## START
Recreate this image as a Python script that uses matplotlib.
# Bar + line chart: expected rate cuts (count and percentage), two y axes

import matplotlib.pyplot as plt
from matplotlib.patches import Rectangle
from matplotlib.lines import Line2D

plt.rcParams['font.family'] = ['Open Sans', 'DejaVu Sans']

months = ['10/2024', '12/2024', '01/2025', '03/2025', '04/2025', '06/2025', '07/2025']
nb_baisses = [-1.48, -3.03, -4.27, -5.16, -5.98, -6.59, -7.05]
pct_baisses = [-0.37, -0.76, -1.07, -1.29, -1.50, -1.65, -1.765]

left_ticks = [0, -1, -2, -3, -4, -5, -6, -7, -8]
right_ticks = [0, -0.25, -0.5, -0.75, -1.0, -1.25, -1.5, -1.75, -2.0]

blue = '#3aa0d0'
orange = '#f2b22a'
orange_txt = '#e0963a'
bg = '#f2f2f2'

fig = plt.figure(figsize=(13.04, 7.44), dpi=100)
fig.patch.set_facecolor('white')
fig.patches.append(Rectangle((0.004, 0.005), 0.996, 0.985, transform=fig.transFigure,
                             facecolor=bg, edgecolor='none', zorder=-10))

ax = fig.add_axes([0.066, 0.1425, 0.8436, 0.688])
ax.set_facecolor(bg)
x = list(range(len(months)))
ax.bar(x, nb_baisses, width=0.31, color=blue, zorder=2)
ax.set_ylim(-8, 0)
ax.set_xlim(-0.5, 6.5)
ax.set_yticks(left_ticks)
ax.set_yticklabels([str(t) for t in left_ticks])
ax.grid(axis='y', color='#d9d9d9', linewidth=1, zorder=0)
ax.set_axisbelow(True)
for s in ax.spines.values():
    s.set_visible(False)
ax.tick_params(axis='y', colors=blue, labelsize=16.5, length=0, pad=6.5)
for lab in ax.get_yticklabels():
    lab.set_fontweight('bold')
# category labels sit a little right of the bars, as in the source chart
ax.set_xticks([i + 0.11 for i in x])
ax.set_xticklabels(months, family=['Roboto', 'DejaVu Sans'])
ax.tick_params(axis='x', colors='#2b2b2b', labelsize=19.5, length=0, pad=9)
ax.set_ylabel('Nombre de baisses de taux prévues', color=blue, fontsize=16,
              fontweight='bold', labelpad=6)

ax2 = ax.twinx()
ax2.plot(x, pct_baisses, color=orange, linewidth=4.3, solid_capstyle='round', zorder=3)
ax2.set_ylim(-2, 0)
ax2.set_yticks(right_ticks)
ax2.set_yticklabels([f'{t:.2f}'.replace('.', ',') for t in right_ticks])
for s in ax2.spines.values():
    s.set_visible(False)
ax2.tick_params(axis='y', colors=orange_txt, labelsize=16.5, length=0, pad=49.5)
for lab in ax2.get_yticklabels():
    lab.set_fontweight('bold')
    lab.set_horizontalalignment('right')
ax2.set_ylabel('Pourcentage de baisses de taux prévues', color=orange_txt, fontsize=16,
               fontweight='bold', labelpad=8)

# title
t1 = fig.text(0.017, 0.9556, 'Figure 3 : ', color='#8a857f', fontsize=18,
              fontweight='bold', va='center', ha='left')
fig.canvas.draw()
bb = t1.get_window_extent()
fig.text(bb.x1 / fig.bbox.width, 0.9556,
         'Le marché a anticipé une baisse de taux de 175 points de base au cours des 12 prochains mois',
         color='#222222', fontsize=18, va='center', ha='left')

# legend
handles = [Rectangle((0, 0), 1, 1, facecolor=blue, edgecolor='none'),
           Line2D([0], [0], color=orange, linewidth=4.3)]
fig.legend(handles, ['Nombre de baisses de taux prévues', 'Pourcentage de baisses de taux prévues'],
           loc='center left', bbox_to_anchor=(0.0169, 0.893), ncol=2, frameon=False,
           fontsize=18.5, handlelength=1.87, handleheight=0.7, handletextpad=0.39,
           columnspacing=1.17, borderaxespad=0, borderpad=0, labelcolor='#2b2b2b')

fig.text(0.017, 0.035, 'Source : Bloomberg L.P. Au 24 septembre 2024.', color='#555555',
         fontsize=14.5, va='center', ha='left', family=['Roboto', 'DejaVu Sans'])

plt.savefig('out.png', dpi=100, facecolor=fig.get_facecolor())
## END
*Your task*
Print, unaltered, every line from the beginning of the material down to the line with "plt.rcParams['font.family'] = ['Open".

*Exercise answer*
Recreate this image as a Python script that uses matplotlib.
# Bar + line chart: expected rate cuts (count and percentage), two y axes

import matplotlib.pyplot as plt
from matplotlib.patches import Rectangle
from matplotlib.lines import Line2D

plt.rcParams['font.family'] = ['Open Sans', 'DejaVu Sans']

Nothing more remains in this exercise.